**Work instructions:**
Give every line back verbatim, dropping all images.

**Dataset rows:**
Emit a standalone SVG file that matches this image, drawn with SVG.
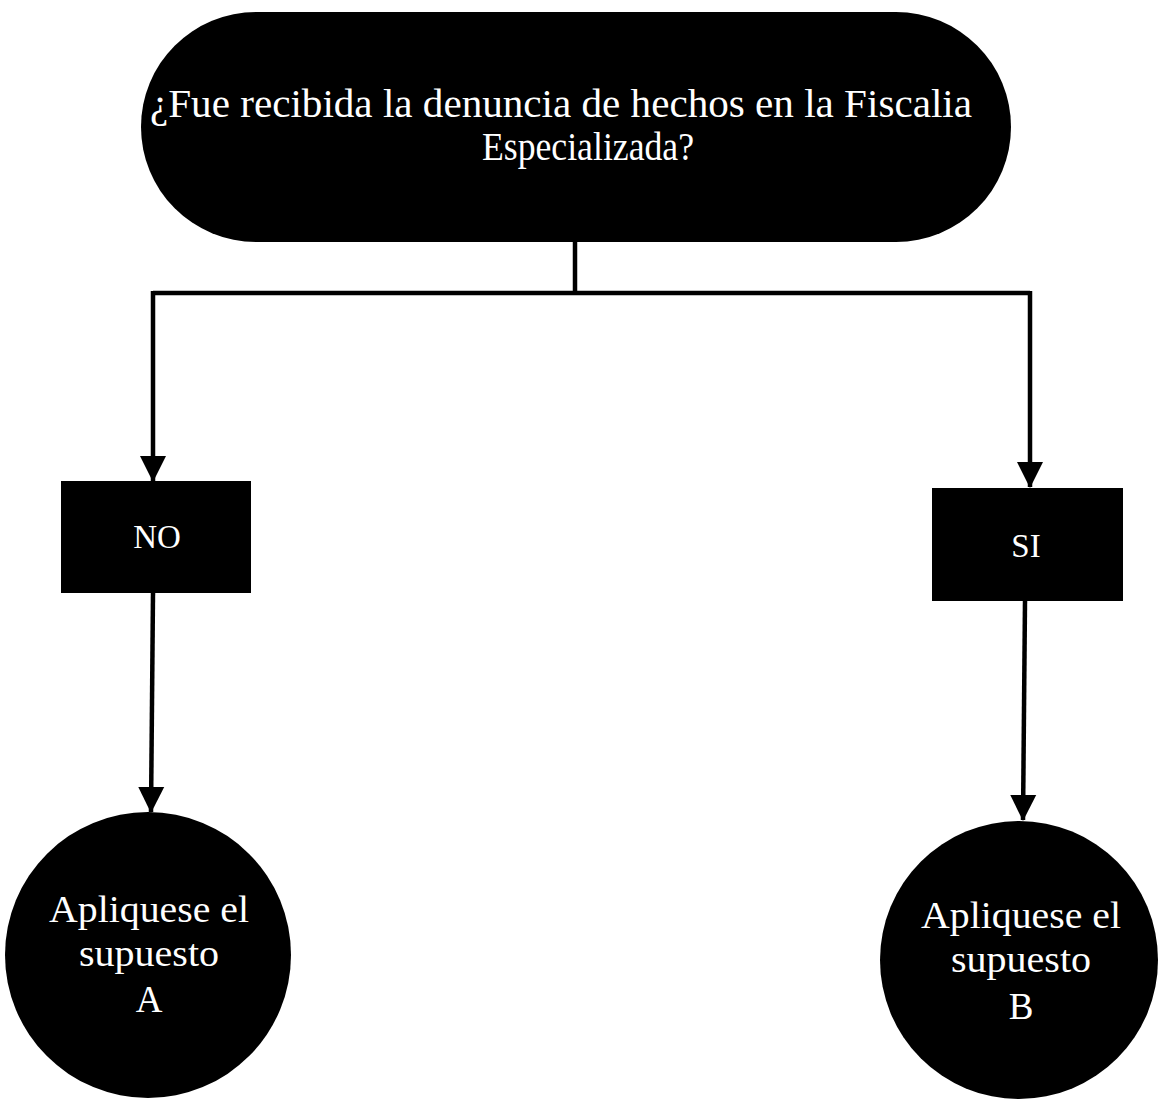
<svg xmlns="http://www.w3.org/2000/svg" width="1159" height="1099" viewBox="0 0 1159 1099">
<style>
.node{fill:#000}
.lbl{fill:#fff;font-family:"Liberation Serif","DejaVu Serif",serif;text-anchor:middle}
.conn{stroke:#000;fill:none;stroke-width:4.5}
</style>
<defs>
<marker id="ah" markerUnits="userSpaceOnUse" markerWidth="26" markerHeight="27" refX="25" refY="13" orient="auto" viewBox="0 0 26 26">
<path d="M0,0 L26,13 L0,26 Z" fill="#000"/>
</marker>
</defs>
<rect width="1159" height="1099" fill="#fff"/>
<g id="connectors">
<path class="conn" d="M575,242 V293"/>
<path class="conn" d="M153,293 H1030" stroke-width="4"/>
<path class="conn" d="M153,291 V481" marker-end="url(#ah)"/>
<path class="conn" d="M1030,291 V487" marker-end="url(#ah)"/>
<path class="conn" d="M153,593 L151,812" marker-end="url(#ah)"/>
<path class="conn" d="M1025,601 L1023,820" marker-end="url(#ah)"/>
</g>
<g id="question">
<rect class="node" x="141" y="12" width="870" height="230" rx="115" ry="115"/>
<text class="lbl" x="561" y="117" font-size="39" textLength="822" lengthAdjust="spacingAndGlyphs">¿Fue recibida la denuncia de hechos en la Fiscalia</text>
<text class="lbl" x="588" y="160" font-size="39" textLength="212" lengthAdjust="spacingAndGlyphs">Especializada?</text>
</g>
<g id="no">
<rect class="node" x="61" y="481" width="190" height="112"/>
<text class="lbl" x="157" y="548" font-size="33">NO</text>
</g>
<g id="si">
<rect class="node" x="932" y="488" width="191" height="113"/>
<text class="lbl" x="1026" y="557" font-size="33">SI</text>
</g>
<g id="supuestoA">
<circle class="node" cx="148" cy="955" r="143"/>
<text class="lbl" x="149" y="922" font-size="37" textLength="200" lengthAdjust="spacingAndGlyphs">Apliquese el</text>
<text class="lbl" x="149" y="966" font-size="37" textLength="140" lengthAdjust="spacingAndGlyphs">supuesto</text>
<text class="lbl" x="149" y="1012" font-size="37">A</text>
</g>
<g id="supuestoB">
<circle class="node" cx="1019" cy="960" r="139"/>
<text class="lbl" x="1021" y="928" font-size="37" textLength="200" lengthAdjust="spacingAndGlyphs">Apliquese el</text>
<text class="lbl" x="1021" y="972" font-size="37" textLength="140" lengthAdjust="spacingAndGlyphs">supuesto</text>
<text class="lbl" x="1021" y="1019" font-size="37">B</text>
</g>
</svg>
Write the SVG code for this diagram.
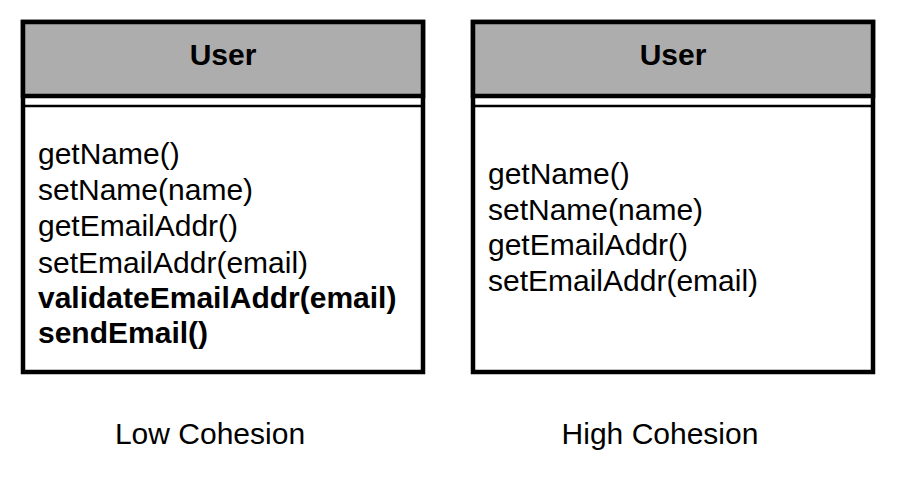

**Answer for the task:**
Emit a standalone SVG file that matches this image, drawn with SVG.
<svg xmlns="http://www.w3.org/2000/svg" width="1159" height="1099" viewBox="0 0 1159 1099">
<style>
.node{fill:#000}
.lbl{fill:#fff;font-family:"Liberation Serif","DejaVu Serif",serif;text-anchor:middle}
.conn{stroke:#000;fill:none;stroke-width:4.5}
</style>
<defs>
<marker id="ah" markerUnits="userSpaceOnUse" markerWidth="26" markerHeight="27" refX="25" refY="13" orient="auto" viewBox="0 0 26 26">
<path d="M0,0 L26,13 L0,26 Z" fill="#000"/>
</marker>
</defs>
<rect width="1159" height="1099" fill="#fff"/>
<g id="connectors">
<path class="conn" d="M575,242 V293"/>
<path class="conn" d="M153,293 H1030" stroke-width="4"/>
<path class="conn" d="M153,291 V481" marker-end="url(#ah)"/>
<path class="conn" d="M1030,291 V487" marker-end="url(#ah)"/>
<path class="conn" d="M153,593 L151,812" marker-end="url(#ah)"/>
<path class="conn" d="M1025,601 L1023,820" marker-end="url(#ah)"/>
</g>
<g id="question">
<rect class="node" x="141" y="12" width="870" height="230" rx="115" ry="115"/>
<text class="lbl" x="561" y="117" font-size="39" textLength="822" lengthAdjust="spacingAndGlyphs">¿Fue recibida la denuncia de hechos en la Fiscalia</text>
<text class="lbl" x="588" y="160" font-size="39" textLength="212" lengthAdjust="spacingAndGlyphs">Especializada?</text>
</g>
<g id="no">
<rect class="node" x="61" y="481" width="190" height="112"/>
<text class="lbl" x="157" y="548" font-size="33">NO</text>
</g>
<g id="si">
<rect class="node" x="932" y="488" width="191" height="113"/>
<text class="lbl" x="1026" y="557" font-size="33">SI</text>
</g>
<g id="supuestoA">
<circle class="node" cx="148" cy="955" r="143"/>
<text class="lbl" x="149" y="922" font-size="37" textLength="200" lengthAdjust="spacingAndGlyphs">Apliquese el</text>
<text class="lbl" x="149" y="966" font-size="37" textLength="140" lengthAdjust="spacingAndGlyphs">supuesto</text>
<text class="lbl" x="149" y="1012" font-size="37">A</text>
</g>
<g id="supuestoB">
<circle class="node" cx="1019" cy="960" r="139"/>
<text class="lbl" x="1021" y="928" font-size="37" textLength="200" lengthAdjust="spacingAndGlyphs">Apliquese el</text>
<text class="lbl" x="1021" y="972" font-size="37" textLength="140" lengthAdjust="spacingAndGlyphs">supuesto</text>
<text class="lbl" x="1021" y="1019" font-size="37">B</text>
</g>
</svg>
Write the SVG code for this diagram.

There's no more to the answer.